▶ **Task goal**
Give the listing again exactly, omitting its images.

===== Source excerpt =====

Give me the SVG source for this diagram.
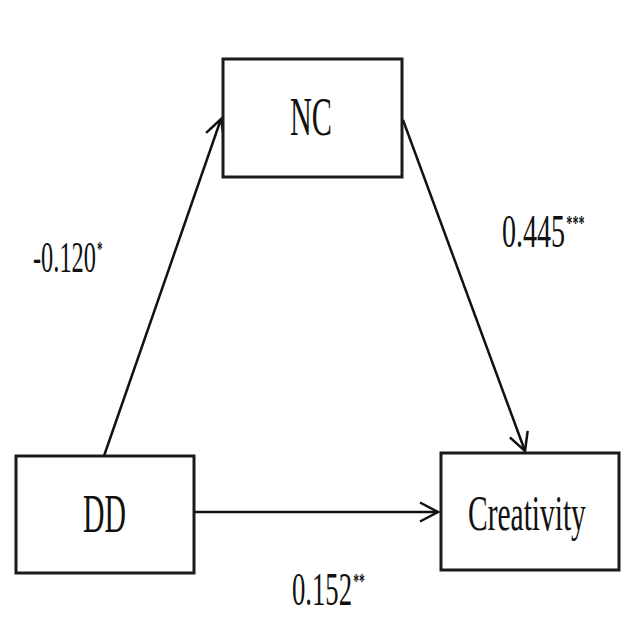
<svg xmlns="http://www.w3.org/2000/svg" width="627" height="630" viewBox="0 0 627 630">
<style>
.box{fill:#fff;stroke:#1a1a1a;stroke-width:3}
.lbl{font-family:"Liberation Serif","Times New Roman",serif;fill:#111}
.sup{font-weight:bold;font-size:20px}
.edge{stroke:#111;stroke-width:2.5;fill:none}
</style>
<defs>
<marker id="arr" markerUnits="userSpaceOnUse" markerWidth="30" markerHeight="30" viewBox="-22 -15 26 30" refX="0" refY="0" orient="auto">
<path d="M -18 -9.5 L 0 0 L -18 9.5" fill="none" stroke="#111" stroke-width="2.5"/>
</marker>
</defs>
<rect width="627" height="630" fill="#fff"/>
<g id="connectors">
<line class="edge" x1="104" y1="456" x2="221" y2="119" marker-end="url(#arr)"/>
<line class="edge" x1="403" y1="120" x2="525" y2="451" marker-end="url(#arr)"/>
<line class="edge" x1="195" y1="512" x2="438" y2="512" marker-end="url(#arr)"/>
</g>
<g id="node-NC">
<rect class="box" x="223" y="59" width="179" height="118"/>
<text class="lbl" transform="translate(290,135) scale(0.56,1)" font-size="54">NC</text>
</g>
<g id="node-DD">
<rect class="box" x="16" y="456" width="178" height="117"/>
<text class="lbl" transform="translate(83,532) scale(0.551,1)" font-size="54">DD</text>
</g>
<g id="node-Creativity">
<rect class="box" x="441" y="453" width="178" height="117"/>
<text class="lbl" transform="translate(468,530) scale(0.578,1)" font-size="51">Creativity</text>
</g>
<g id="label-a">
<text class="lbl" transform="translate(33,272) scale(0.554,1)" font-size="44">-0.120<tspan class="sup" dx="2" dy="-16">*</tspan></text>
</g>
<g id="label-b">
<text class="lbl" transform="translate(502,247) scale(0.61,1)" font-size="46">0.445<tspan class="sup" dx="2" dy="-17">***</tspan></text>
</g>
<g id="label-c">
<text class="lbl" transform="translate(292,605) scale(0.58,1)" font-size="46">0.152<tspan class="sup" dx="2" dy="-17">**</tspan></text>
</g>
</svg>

=====

▶ **Right answer**
Give me the SVG source for this diagram.
<svg xmlns="http://www.w3.org/2000/svg" width="627" height="630" viewBox="0 0 627 630">
<style>
.box{fill:#fff;stroke:#1a1a1a;stroke-width:3}
.lbl{font-family:"Liberation Serif","Times New Roman",serif;fill:#111}
.sup{font-weight:bold;font-size:20px}
.edge{stroke:#111;stroke-width:2.5;fill:none}
</style>
<defs>
<marker id="arr" markerUnits="userSpaceOnUse" markerWidth="30" markerHeight="30" viewBox="-22 -15 26 30" refX="0" refY="0" orient="auto">
<path d="M -18 -9.5 L 0 0 L -18 9.5" fill="none" stroke="#111" stroke-width="2.5"/>
</marker>
</defs>
<rect width="627" height="630" fill="#fff"/>
<g id="connectors">
<line class="edge" x1="104" y1="456" x2="221" y2="119" marker-end="url(#arr)"/>
<line class="edge" x1="403" y1="120" x2="525" y2="451" marker-end="url(#arr)"/>
<line class="edge" x1="195" y1="512" x2="438" y2="512" marker-end="url(#arr)"/>
</g>
<g id="node-NC">
<rect class="box" x="223" y="59" width="179" height="118"/>
<text class="lbl" transform="translate(290,135) scale(0.56,1)" font-size="54">NC</text>
</g>
<g id="node-DD">
<rect class="box" x="16" y="456" width="178" height="117"/>
<text class="lbl" transform="translate(83,532) scale(0.551,1)" font-size="54">DD</text>
</g>
<g id="node-Creativity">
<rect class="box" x="441" y="453" width="178" height="117"/>
<text class="lbl" transform="translate(468,530) scale(0.578,1)" font-size="51">Creativity</text>
</g>
<g id="label-a">
<text class="lbl" transform="translate(33,272) scale(0.554,1)" font-size="44">-0.120<tspan class="sup" dx="2" dy="-16">*</tspan></text>
</g>
<g id="label-b">
<text class="lbl" transform="translate(502,247) scale(0.61,1)" font-size="46">0.445<tspan class="sup" dx="2" dy="-17">***</tspan></text>
</g>
<g id="label-c">
<text class="lbl" transform="translate(292,605) scale(0.58,1)" font-size="46">0.152<tspan class="sup" dx="2" dy="-17">**</tspan></text>
</g>
</svg>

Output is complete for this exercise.